Our “to do” list, while lengthy, pales in comparison to the “to do” list I recently saw of our clients Peter Brill and Wendy Lewis. You might recall Peter and Wendy, whom we featured in our client spotlight last April. They’re traveling around the world in their sailboat, Pinecone. Peter, Wendy, and Pinecone are currently sailing off the coast of Chile, making their wind-powered way down South America’s western edge.
On their blog, Wendy and Peter posted a photo of their “strike-through” list – everything they either need to do or would like to do. The list is dozens of items long. And, remarkably, at least for the moment, all the items are crossed off. Every single one.
OK, of course, new stuff will come up. That’s inevitable. But for that moment, they were on top of things.
I have to admit: the vision of a strike-through list so thoroughly attended to evoked in me a mix of pleasure and admiration.
Is there a word for this feeling? I wondered.
It’s definitely not schadenfreude – the German word meaning “the pleasure arising from someone else’s misfortune.” That’s something like an antonym for this feeling I had.
For a minute or two, I started inventing words in German – a language, I confess, I don’t speak. Then I turned to Google, which pointed me in the direction of ancient Indian languages like Pali and Sanskrit. There is a concept, arising from ancient Buddhism, called mudita: it’s an expression of joyfulness when others succeed – a delight in the well-being of other people, without envy or conflict.
Lingering on mudita, I was struck by the importance of this concept in our everyday work at Park Piedmont. One of the ongoing, high-priority aspects of our work is walking our clients through the “to do” lists of your lives – working collaboratively and patiently to plan ahead, be prepared, check off boxes and “tend one’s own garden.”

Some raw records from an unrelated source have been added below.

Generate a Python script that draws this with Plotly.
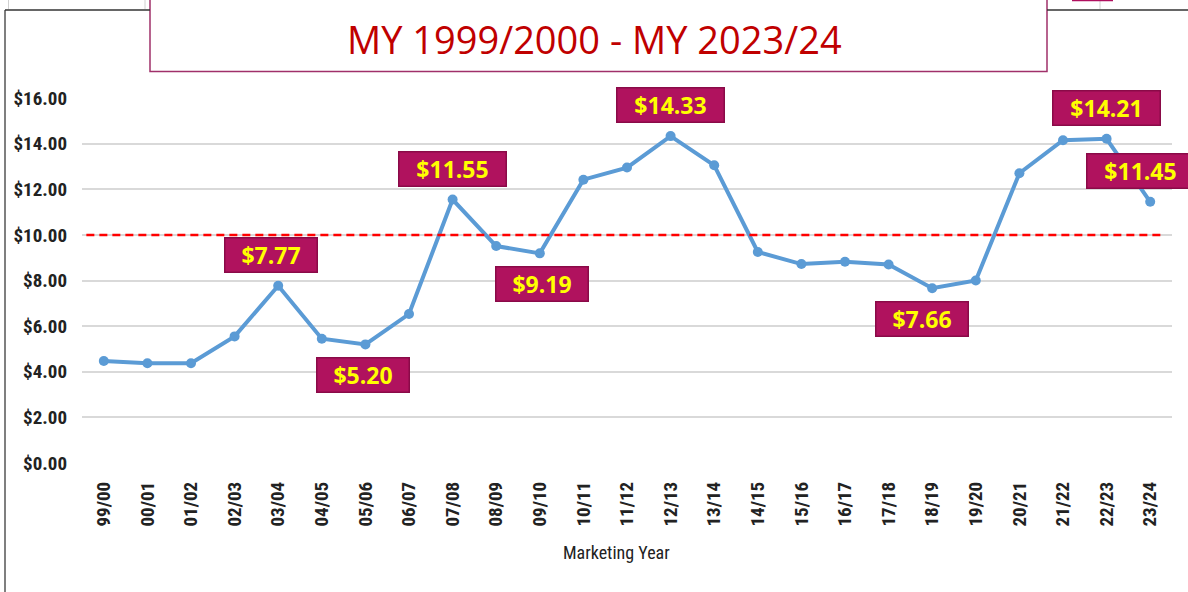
import plotly.graph_objects as go

years = ["99/00", "00/01", "01/02", "02/03", "03/04", "04/05", "05/06", "06/07",
         "07/08", "08/09", "09/10", "10/11", "11/12", "12/13", "13/14", "14/15",
         "15/16", "16/17", "17/18", "18/19", "19/20", "20/21", "21/22", "22/23", "23/24"]
prices = [4.47, 4.37, 4.37, 5.55, 7.77, 5.45, 5.20, 6.53, 11.55, 9.51, 9.19, 12.42,
          12.95, 14.33, 13.05, 9.25, 8.72, 8.82, 8.70, 7.66, 8.00, 12.70, 14.15, 14.21, 11.45]
threshold = 10.0
y_ticks = [0, 2, 4, 6, 8, 10, 12, 14, 16]
y_tick_labels = ["$%.2f" % v for v in y_ticks]
title_text = "MY 1999/2000 - MY 2023/24"
x_title = "Marketing Year"

# labelled points: (category, offset direction, xshift)
callouts = [("03/04", 1, -7), ("05/06", -1, -2), ("07/08", 1, 0), ("09/10", -1, 2),
            ("12/13", 1, 0), ("18/19", -1, -10), ("22/23", 1, 0), ("23/24", 1, -10)]

W, H = 1188, 592
L, T = 82, 98
R = W - 1172
B = H - 463
PW, PH = W - L - R, H - T - B


def px(x):
    return (x - L) / PW


def py(y):
    return (H - B - y) / PH


fig = go.Figure()
fig.add_trace(go.Scatter(
    x=years, y=prices, mode="lines+markers",
    line=dict(color="#5B9BD5", width=4),
    marker=dict(color="#5B9BD5", size=10),
    showlegend=False, hoverinfo="x+y"))

shapes = [
    dict(type="line", xref="x domain", yref="y", x0=0.004, x1=0.992, y0=threshold, y1=threshold,
         line=dict(color="#FF0000", width=2.5, dash="8px,5px")),
    # title box
    dict(type="rect", xref="paper", yref="paper", x0=px(150), x1=px(1047), y0=py(71.5), y1=py(-5),
         line=dict(color="#A0306A", width=1.5), fillcolor="white", layer="above"),
    # outer chart border
    dict(type="line", xref="paper", yref="paper", x0=px(5), x1=px(5), y0=py(10), y1=py(600),
         line=dict(color="#555555", width=1.5)),
    dict(type="line", xref="paper", yref="paper", x0=px(5), x1=px(150), y0=py(10), y1=py(10),
         line=dict(color="#333333", width=1.5)),
    dict(type="line", xref="paper", yref="paper", x0=px(1047), x1=px(1195), y0=py(10), y1=py(10),
         line=dict(color="#333333", width=1.5)),
    # sheet cell lines above chart
    dict(type="line", xref="paper", yref="paper", x0=px(8.5), x1=px(8.5), y0=py(0), y1=py(9),
         line=dict(color="#D0D0D0", width=1)),
    dict(type="line", xref="paper", yref="paper", x0=px(145), x1=px(145), y0=py(0), y1=py(9),
         line=dict(color="#D0D0D0", width=1)),
    dict(type="line", xref="paper", yref="paper", x0=px(1100), x1=px(1100), y0=py(0), y1=py(9),
         line=dict(color="#D0D0D0", width=1)),
    dict(type="line", xref="paper", yref="paper", x0=px(1072), x1=px(1113), y0=py(0.5), y1=py(0.5),
         line=dict(color="#B0105F", width=1.5)),
]

tick_family = "Liberation Sans Narrow, Roboto Condensed, Roboto, sans-serif"

annotations = [
    dict(text=title_text, xref="paper", yref="paper", x=px(594), y=py(39), showarrow=False,
         font=dict(family="Open Sans", size=38, color="#C00000"), xanchor="center", yanchor="middle"),
    dict(text=x_title, xref="paper", yref="paper", x=px(616), y=py(552), showarrow=False,
         font=dict(family=tick_family, size=18, color="#222222"), xanchor="center", yanchor="middle"),
]

for cat, direction, xs in callouts:
    v = prices[years.index(cat)]
    label = "$%.2f" % v
    annotations.append(dict(
        text="<b>%s</b>" % label, x=cat, y=v, xref="x", yref="y", showarrow=False,
        xshift=xs, yshift=31 * direction,
        font=dict(family="Open Sans", size=23, color="#FFFF00"),
        bgcolor="#B0125E", bordercolor="#8A0A48", borderwidth=1.5, borderpad=0,
        width=91 if len(label) == 5 else 106, height=33,
        xanchor="center", yanchor="middle"))

fig.update_layout(
    width=W, height=H, margin=dict(l=L, r=R, t=T, b=B, autoexpand=False),
    paper_bgcolor="white", plot_bgcolor="white",
    shapes=shapes, annotations=annotations,
    xaxis=dict(type="category", range=[-0.5, len(years) - 0.5], tickangle=-90,
               showgrid=False, showline=False, zeroline=False,
               tickfont=dict(family=tick_family, size=19, color="#222222", weight="bold"),
               ticklabelstandoff=14),
    yaxis=dict(range=[0, 16], tickvals=y_ticks, ticktext=y_tick_labels,
               showgrid=True, gridcolor="#D9D9D9", gridwidth=1.5, zeroline=False, showline=False,
               tickfont=dict(family=tick_family, size=19, color="#222222", weight="bold"),
               ticklabelstandoff=14),
)

fig.write_html("out.html", config={"displayModeBar": False},
               post_script="document.body.style.margin='0';")
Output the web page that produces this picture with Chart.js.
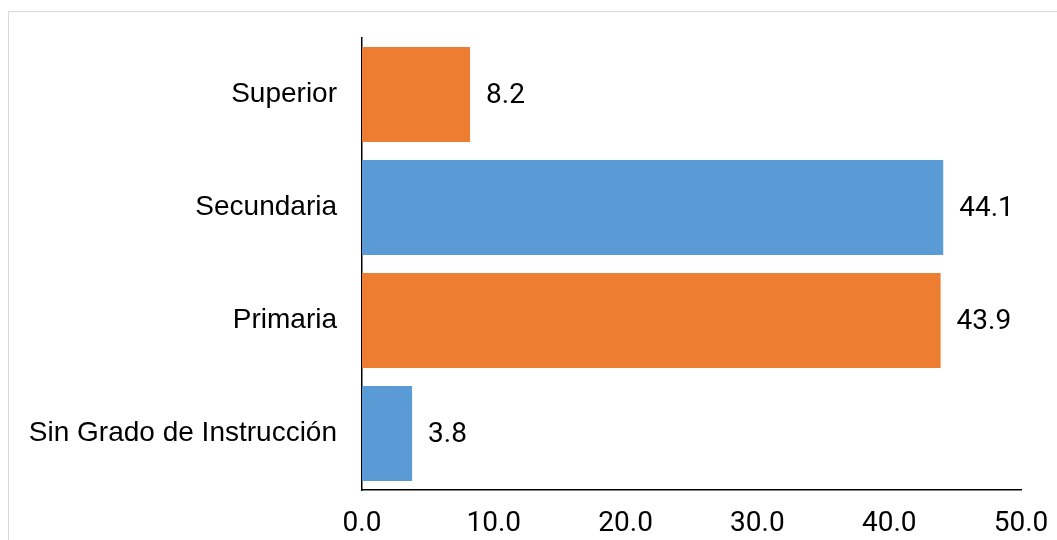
<!DOCTYPE html>
<html>
<head>
<meta charset="utf-8">
<script src="https://cdn.jsdelivr.net/npm/chart.js@4"></script>
<style>
  html, body { margin: 0; padding: 0; background: #fff; overflow: hidden; }
  #frame { position: absolute; left: 8px; top: 11px; width: 1200px; height: 700px; border: 1px solid #d9d9d9; }
  #wrap { position: absolute; left: 0; top: 0; width: 1057px; height: 540px; }
</style>
</head>
<body>
<div id="frame"></div>
<div id="wrap"><canvas id="myChart" width="1057" height="540"></canvas></div>
<script>
const categories = ['Superior', 'Secundaria', 'Primaria', 'Sin Grado de Instrucción']
const values = [8.2, 44.1, 43.9, 3.8]
const tickValues = [0, 10, 20, 30, 40, 50]
const colors = {
  Orange: '#ED7D31',
  Blue: '#5B9BD5'
}
const barColors = [colors.Orange, colors.Blue, colors.Orange, colors.Blue]

// draws the number next to each bar
const valueLabels = {
  id: 'valueLabels',
  afterDatasetsDraw(chart) {
    const ctx = chart.ctx
    const meta = chart.getDatasetMeta(0)
    ctx.save()
    ctx.font = '28px Roboto'
    ctx.fillStyle = '#000'
    ctx.textAlign = 'left'
    ctx.textBaseline = 'middle'
    meta.data.forEach(function (bar, i) {
      ctx.fillText(values[i].toFixed(1), bar.x + 16, bar.y + 1)
    })
    ctx.restore()
  }
}

const ctx = document.getElementById('myChart')
let chart = new Chart(ctx, {
  type: 'bar',
  data: {
    labels: categories,
    datasets: [{
      data: values,
      backgroundColor: barColors,
      borderWidth: 0,
      barPercentage: 0.84,
      categoryPercentage: 1
    }]
  },
  options: {
    indexAxis: 'y',
    responsive: false,
    animation: false,
    devicePixelRatio: 1,
    layout: { padding: { top: 38, right: 36, left: 0, bottom: 0 } },
    plugins: {
      legend: { display: false },
      tooltip: { enabled: false }
    },
    scales: {
      x: {
        min: 0,
        max: 50,
        afterBuildTicks: function (scale) {
          scale.ticks = tickValues.map(v => ({ value: v }))
        },
        afterFit: function (scale) {
          scale.height = 50
          scale.paddingLeft = 0
          scale.paddingRight = 0
        },
        grid: { display: false, drawTicks: false },
        border: { display: true, color: '#000', width: 1.5 },
        ticks: {
          padding: 17,
          color: '#000',
          font: { family: 'Roboto', size: 28 },
          callback: v => Number(v).toFixed(1)
        }
      },
      y: {
        afterFit: function (scale) {
          scale.width = 362
          scale.paddingTop = 0
          scale.paddingBottom = 0
        },
        grid: { display: false, drawTicks: false },
        border: { display: true, color: '#000', width: 1.5 },
        ticks: {
          padding: 25,
          color: '#000',
          font: { family: "Arial, 'Liberation Sans', sans-serif", size: 28 }
        }
      }
    }
  },
  plugins: [valueLabels]
})
</script>
</body>
</html>
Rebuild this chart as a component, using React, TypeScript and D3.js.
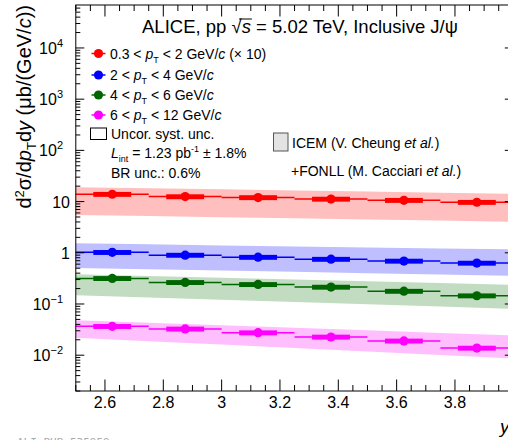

Now, tending one’s own garden doesn’t mean that one gets a free pass to ignore the larger currents shaping our world. But it does recognize, at the same time, that the little pieces of our lives – all those responsibilities and requirements, small and large – remain important, for you and for us. Beneficiary designations sometimes need updating; retirement contributions, once made, ought to be invested; and apparently, every so often, the decks of boats need to be scrubbed.
Mudita gives us a word for this feeling we frequently get: when your “to do” lists get taken care of, our team delights in your sense of accomplishment and peace of mind.